EXERCISE TASK:
Exactly repeat the material, dropping only the pictures.

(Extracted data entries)
________
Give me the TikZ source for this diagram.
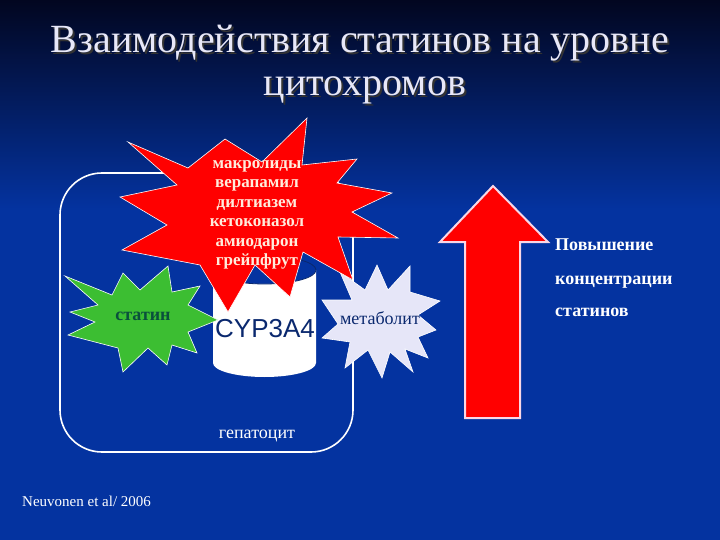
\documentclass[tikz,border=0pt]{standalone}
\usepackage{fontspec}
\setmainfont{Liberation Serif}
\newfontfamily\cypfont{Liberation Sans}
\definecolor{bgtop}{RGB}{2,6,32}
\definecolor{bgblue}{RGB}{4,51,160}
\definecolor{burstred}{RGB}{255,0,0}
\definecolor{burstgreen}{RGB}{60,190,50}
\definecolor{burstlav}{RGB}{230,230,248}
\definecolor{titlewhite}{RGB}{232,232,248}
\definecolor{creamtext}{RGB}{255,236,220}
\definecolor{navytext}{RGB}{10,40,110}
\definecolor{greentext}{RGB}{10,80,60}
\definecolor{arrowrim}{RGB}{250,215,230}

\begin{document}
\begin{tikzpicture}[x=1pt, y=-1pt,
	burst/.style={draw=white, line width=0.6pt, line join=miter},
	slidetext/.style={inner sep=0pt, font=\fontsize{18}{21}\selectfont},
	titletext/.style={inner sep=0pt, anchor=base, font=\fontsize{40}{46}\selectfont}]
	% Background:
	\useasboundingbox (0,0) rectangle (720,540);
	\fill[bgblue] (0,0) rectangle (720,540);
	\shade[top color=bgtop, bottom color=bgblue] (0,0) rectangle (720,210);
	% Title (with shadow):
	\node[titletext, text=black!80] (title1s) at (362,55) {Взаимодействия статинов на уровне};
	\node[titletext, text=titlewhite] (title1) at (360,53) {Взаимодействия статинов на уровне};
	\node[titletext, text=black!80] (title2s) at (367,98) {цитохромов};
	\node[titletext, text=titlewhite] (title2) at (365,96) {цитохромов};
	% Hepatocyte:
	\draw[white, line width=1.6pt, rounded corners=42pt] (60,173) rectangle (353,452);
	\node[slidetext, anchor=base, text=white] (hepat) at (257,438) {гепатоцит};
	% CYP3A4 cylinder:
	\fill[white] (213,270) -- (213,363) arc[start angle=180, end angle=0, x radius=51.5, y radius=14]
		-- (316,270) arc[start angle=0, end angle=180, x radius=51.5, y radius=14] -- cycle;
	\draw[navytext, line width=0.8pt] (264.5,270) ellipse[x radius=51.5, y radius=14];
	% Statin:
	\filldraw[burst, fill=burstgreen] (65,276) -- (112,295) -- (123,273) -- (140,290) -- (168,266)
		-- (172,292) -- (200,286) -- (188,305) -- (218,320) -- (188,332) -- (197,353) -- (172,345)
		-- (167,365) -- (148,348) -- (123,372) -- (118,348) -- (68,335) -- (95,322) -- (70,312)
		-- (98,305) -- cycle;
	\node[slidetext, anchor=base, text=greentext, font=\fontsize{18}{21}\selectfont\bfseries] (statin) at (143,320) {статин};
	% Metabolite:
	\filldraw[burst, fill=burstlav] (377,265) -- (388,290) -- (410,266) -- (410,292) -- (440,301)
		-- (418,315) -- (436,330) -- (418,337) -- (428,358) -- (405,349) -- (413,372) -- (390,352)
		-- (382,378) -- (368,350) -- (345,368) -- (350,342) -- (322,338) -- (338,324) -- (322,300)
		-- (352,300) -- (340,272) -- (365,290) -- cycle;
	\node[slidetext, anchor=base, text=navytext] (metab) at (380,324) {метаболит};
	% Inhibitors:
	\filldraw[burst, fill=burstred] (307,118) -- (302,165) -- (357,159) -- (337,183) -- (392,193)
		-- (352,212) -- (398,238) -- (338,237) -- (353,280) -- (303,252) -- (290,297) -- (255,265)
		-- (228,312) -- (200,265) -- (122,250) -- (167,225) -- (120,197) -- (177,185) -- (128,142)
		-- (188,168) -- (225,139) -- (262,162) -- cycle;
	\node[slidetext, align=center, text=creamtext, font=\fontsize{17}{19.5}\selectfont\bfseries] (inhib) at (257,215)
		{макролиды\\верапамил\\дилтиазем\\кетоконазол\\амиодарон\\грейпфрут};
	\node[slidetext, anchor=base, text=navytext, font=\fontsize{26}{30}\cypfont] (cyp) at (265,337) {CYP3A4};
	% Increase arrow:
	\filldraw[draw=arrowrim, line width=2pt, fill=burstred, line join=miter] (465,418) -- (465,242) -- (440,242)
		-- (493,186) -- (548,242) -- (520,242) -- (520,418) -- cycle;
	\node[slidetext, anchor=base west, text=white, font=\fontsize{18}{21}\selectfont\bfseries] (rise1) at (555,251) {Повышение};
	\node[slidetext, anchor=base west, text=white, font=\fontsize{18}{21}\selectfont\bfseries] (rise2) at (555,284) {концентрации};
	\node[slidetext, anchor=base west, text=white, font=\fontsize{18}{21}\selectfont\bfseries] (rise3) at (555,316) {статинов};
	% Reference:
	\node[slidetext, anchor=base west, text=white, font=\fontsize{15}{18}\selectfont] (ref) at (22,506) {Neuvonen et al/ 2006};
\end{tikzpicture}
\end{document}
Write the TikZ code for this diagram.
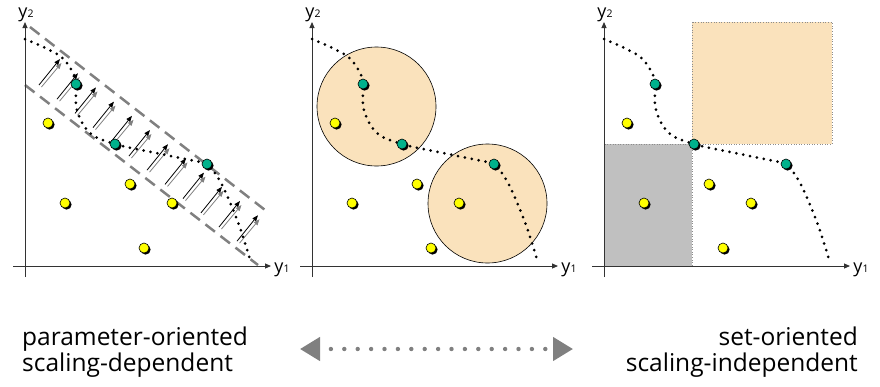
________
WRITTEN RESPONSE:
Give me the TikZ source for this diagram.
\documentclass[tikz,border=0pt]{standalone}
\usepackage{fontspec}
\setmainfont{Liberation Serif}
\newfontfamily\cypfont{Liberation Sans}
\definecolor{bgtop}{RGB}{2,6,32}
\definecolor{bgblue}{RGB}{4,51,160}
\definecolor{burstred}{RGB}{255,0,0}
\definecolor{burstgreen}{RGB}{60,190,50}
\definecolor{burstlav}{RGB}{230,230,248}
\definecolor{titlewhite}{RGB}{232,232,248}
\definecolor{creamtext}{RGB}{255,236,220}
\definecolor{navytext}{RGB}{10,40,110}
\definecolor{greentext}{RGB}{10,80,60}
\definecolor{arrowrim}{RGB}{250,215,230}

\begin{document}
\begin{tikzpicture}[x=1pt, y=-1pt,
	burst/.style={draw=white, line width=0.6pt, line join=miter},
	slidetext/.style={inner sep=0pt, font=\fontsize{18}{21}\selectfont},
	titletext/.style={inner sep=0pt, anchor=base, font=\fontsize{40}{46}\selectfont}]
	% Background:
	\useasboundingbox (0,0) rectangle (720,540);
	\fill[bgblue] (0,0) rectangle (720,540);
	\shade[top color=bgtop, bottom color=bgblue] (0,0) rectangle (720,210);
	% Title (with shadow):
	\node[titletext, text=black!80] (title1s) at (362,55) {Взаимодействия статинов на уровне};
	\node[titletext, text=titlewhite] (title1) at (360,53) {Взаимодействия статинов на уровне};
	\node[titletext, text=black!80] (title2s) at (367,98) {цитохромов};
	\node[titletext, text=titlewhite] (title2) at (365,96) {цитохромов};
	% Hepatocyte:
	\draw[white, line width=1.6pt, rounded corners=42pt] (60,173) rectangle (353,452);
	\node[slidetext, anchor=base, text=white] (hepat) at (257,438) {гепатоцит};
	% CYP3A4 cylinder:
	\fill[white] (213,270) -- (213,363) arc[start angle=180, end angle=0, x radius=51.5, y radius=14]
		-- (316,270) arc[start angle=0, end angle=180, x radius=51.5, y radius=14] -- cycle;
	\draw[navytext, line width=0.8pt] (264.5,270) ellipse[x radius=51.5, y radius=14];
	% Statin:
	\filldraw[burst, fill=burstgreen] (65,276) -- (112,295) -- (123,273) -- (140,290) -- (168,266)
		-- (172,292) -- (200,286) -- (188,305) -- (218,320) -- (188,332) -- (197,353) -- (172,345)
		-- (167,365) -- (148,348) -- (123,372) -- (118,348) -- (68,335) -- (95,322) -- (70,312)
		-- (98,305) -- cycle;
	\node[slidetext, anchor=base, text=greentext, font=\fontsize{18}{21}\selectfont\bfseries] (statin) at (143,320) {статин};
	% Metabolite:
	\filldraw[burst, fill=burstlav] (377,265) -- (388,290) -- (410,266) -- (410,292) -- (440,301)
		-- (418,315) -- (436,330) -- (418,337) -- (428,358) -- (405,349) -- (413,372) -- (390,352)
		-- (382,378) -- (368,350) -- (345,368) -- (350,342) -- (322,338) -- (338,324) -- (322,300)
		-- (352,300) -- (340,272) -- (365,290) -- cycle;
	\node[slidetext, anchor=base, text=navytext] (metab) at (380,324) {метаболит};
	% Inhibitors:
	\filldraw[burst, fill=burstred] (307,118) -- (302,165) -- (357,159) -- (337,183) -- (392,193)
		-- (352,212) -- (398,238) -- (338,237) -- (353,280) -- (303,252) -- (290,297) -- (255,265)
		-- (228,312) -- (200,265) -- (122,250) -- (167,225) -- (120,197) -- (177,185) -- (128,142)
		-- (188,168) -- (225,139) -- (262,162) -- cycle;
	\node[slidetext, align=center, text=creamtext, font=\fontsize{17}{19.5}\selectfont\bfseries] (inhib) at (257,215)
		{макролиды\\верапамил\\дилтиазем\\кетоконазол\\амиодарон\\грейпфрут};
	\node[slidetext, anchor=base, text=navytext, font=\fontsize{26}{30}\cypfont] (cyp) at (265,337) {CYP3A4};
	% Increase arrow:
	\filldraw[draw=arrowrim, line width=2pt, fill=burstred, line join=miter] (465,418) -- (465,242) -- (440,242)
		-- (493,186) -- (548,242) -- (520,242) -- (520,418) -- cycle;
	\node[slidetext, anchor=base west, text=white, font=\fontsize{18}{21}\selectfont\bfseries] (rise1) at (555,251) {Повышение};
	\node[slidetext, anchor=base west, text=white, font=\fontsize{18}{21}\selectfont\bfseries] (rise2) at (555,284) {концентрации};
	\node[slidetext, anchor=base west, text=white, font=\fontsize{18}{21}\selectfont\bfseries] (rise3) at (555,316) {статинов};
	% Reference:
	\node[slidetext, anchor=base west, text=white, font=\fontsize{15}{18}\selectfont] (ref) at (22,506) {Neuvonen et al/ 2006};
\end{tikzpicture}
\end{document}
Write the TikZ code for this diagram.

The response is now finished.